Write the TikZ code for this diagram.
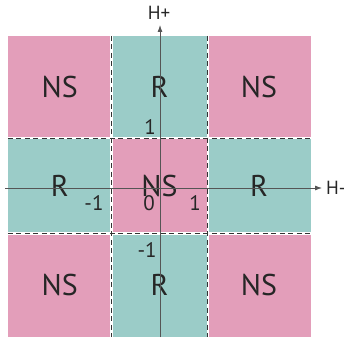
\documentclass[tikz,border=0pt]{standalone}
\usepackage{fontspec}
\setmainfont{PT Sans}
\usetikzlibrary{positioning,arrows.meta}
\definecolor{nspink}{RGB}{227,158,186}
\definecolor{rteal}{RGB}{155,204,200}
\definecolor{axisgray}{RGB}{85,85,85}

\begin{document}
\begin{tikzpicture}[x=1pt,y=-1pt,
  cell/.style={inner sep=0pt,text=black!85,font=\fontsize{30}{30}\selectfont},
  ns/.style={cell,fill=nspink},
  rr/.style={cell,fill=rteal},
  tick/.style={inner sep=0pt,text=black!85,font=\fontsize{21}{21}\selectfont},
  gridwhite/.style={draw=white,line width=2.4pt},
  griddash/.style={draw=black!80,line width=1pt,dash pattern=on 5pt off 3.5pt},
  axis/.style={draw=axisgray,line width=0.8pt}]
  \useasboundingbox (0,0) rectangle (344,337);
  % cells
  \node[ns,minimum width=103.5pt,minimum height=102pt] (nw) at (59.75,87) {NS};
  \node[rr,minimum width=96pt,minimum height=102pt] (n) at (159.5,87) {R};
  \node[ns,minimum width=103pt,minimum height=102pt] (ne) at (259,87) {NS};
  \node[rr,minimum width=103.5pt,minimum height=95.5pt] (w) at (59.75,185.75) {R};
  \node[ns,minimum width=96pt,minimum height=95.5pt] (c) at (159.5,185.75) {NS};
  \node[rr,minimum width=103pt,minimum height=95.5pt] (e) at (259,185.75) {R};
  \node[ns,minimum width=103.5pt,minimum height=103.5pt] (sw) at (59.75,285.25) {NS};
  \node[rr,minimum width=96pt,minimum height=103.5pt] (s) at (159.5,285.25) {R};
  \node[ns,minimum width=103pt,minimum height=103.5pt] (se) at (259,285.25) {NS};
  % dashed borders
  \path[gridwhite] (nw.south west) -- (ne.south east) (sw.north west) -- (se.north east)
    (n.north west) -- (s.south west) (n.north east) -- (s.south east);
  \path[griddash] (nw.south west) -- (ne.south east) (sw.north west) -- (se.north east)
    (n.north west) -- (s.south west) (n.north east) -- (s.south east);
  % axes
  \coordinate (xl) at (5,188);
  \coordinate (xr) at (322,188);
  \coordinate (yb) at (160,337);
  \coordinate (yt) at (160,25);
  \node[tick,font=\fontsize{19}{19}\selectfont,anchor=west] (hminus) at (326,188) {H-};
  \node[tick,font=\fontsize{19}{19}\selectfont] (hplus) at (159,13) {H+};
  \draw[axis,-{Latex[length=7pt,width=5pt]}] (xl) -- (xr);
  \draw[axis,-{Latex[length=7pt,width=5pt]}] (yb) -- (yt);
  % ticks
  \node[tick] (t1) at (150,127) {1};
  \node[tick] (tm1) at (94,203) {-1};
  \node[tick] (t0) at (149,203) {0};
  \node[tick] (tr1) at (195,203) {1};
  \node[tick] (tbm1) at (147,250) {-1};
\end{tikzpicture}
\end{document}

+++++

» TASK OBJECTIVE
Reproduce every line precisely as given, omitting all pictures.

» TASK SOLUTION
Write the TikZ code for this diagram.
\documentclass[tikz,border=0pt]{standalone}
\usepackage{fontspec}
\setmainfont{PT Sans}
\usetikzlibrary{positioning,arrows.meta}
\definecolor{nspink}{RGB}{227,158,186}
\definecolor{rteal}{RGB}{155,204,200}
\definecolor{axisgray}{RGB}{85,85,85}

\begin{document}
\begin{tikzpicture}[x=1pt,y=-1pt,
  cell/.style={inner sep=0pt,text=black!85,font=\fontsize{30}{30}\selectfont},
  ns/.style={cell,fill=nspink},
  rr/.style={cell,fill=rteal},
  tick/.style={inner sep=0pt,text=black!85,font=\fontsize{21}{21}\selectfont},
  gridwhite/.style={draw=white,line width=2.4pt},
  griddash/.style={draw=black!80,line width=1pt,dash pattern=on 5pt off 3.5pt},
  axis/.style={draw=axisgray,line width=0.8pt}]
  \useasboundingbox (0,0) rectangle (344,337);
  % cells
  \node[ns,minimum width=103.5pt,minimum height=102pt] (nw) at (59.75,87) {NS};
  \node[rr,minimum width=96pt,minimum height=102pt] (n) at (159.5,87) {R};
  \node[ns,minimum width=103pt,minimum height=102pt] (ne) at (259,87) {NS};
  \node[rr,minimum width=103.5pt,minimum height=95.5pt] (w) at (59.75,185.75) {R};
  \node[ns,minimum width=96pt,minimum height=95.5pt] (c) at (159.5,185.75) {NS};
  \node[rr,minimum width=103pt,minimum height=95.5pt] (e) at (259,185.75) {R};
  \node[ns,minimum width=103.5pt,minimum height=103.5pt] (sw) at (59.75,285.25) {NS};
  \node[rr,minimum width=96pt,minimum height=103.5pt] (s) at (159.5,285.25) {R};
  \node[ns,minimum width=103pt,minimum height=103.5pt] (se) at (259,285.25) {NS};
  % dashed borders
  \path[gridwhite] (nw.south west) -- (ne.south east) (sw.north west) -- (se.north east)
    (n.north west) -- (s.south west) (n.north east) -- (s.south east);
  \path[griddash] (nw.south west) -- (ne.south east) (sw.north west) -- (se.north east)
    (n.north west) -- (s.south west) (n.north east) -- (s.south east);
  % axes
  \coordinate (xl) at (5,188);
  \coordinate (xr) at (322,188);
  \coordinate (yb) at (160,337);
  \coordinate (yt) at (160,25);
  \node[tick,font=\fontsize{19}{19}\selectfont,anchor=west] (hminus) at (326,188) {H-};
  \node[tick,font=\fontsize{19}{19}\selectfont] (hplus) at (159,13) {H+};
  \draw[axis,-{Latex[length=7pt,width=5pt]}] (xl) -- (xr);
  \draw[axis,-{Latex[length=7pt,width=5pt]}] (yb) -- (yt);
  % ticks
  \node[tick] (t1) at (150,127) {1};
  \node[tick] (tm1) at (94,203) {-1};
  \node[tick] (t0) at (149,203) {0};
  \node[tick] (tr1) at (195,203) {1};
  \node[tick] (tbm1) at (147,250) {-1};
\end{tikzpicture}
\end{document}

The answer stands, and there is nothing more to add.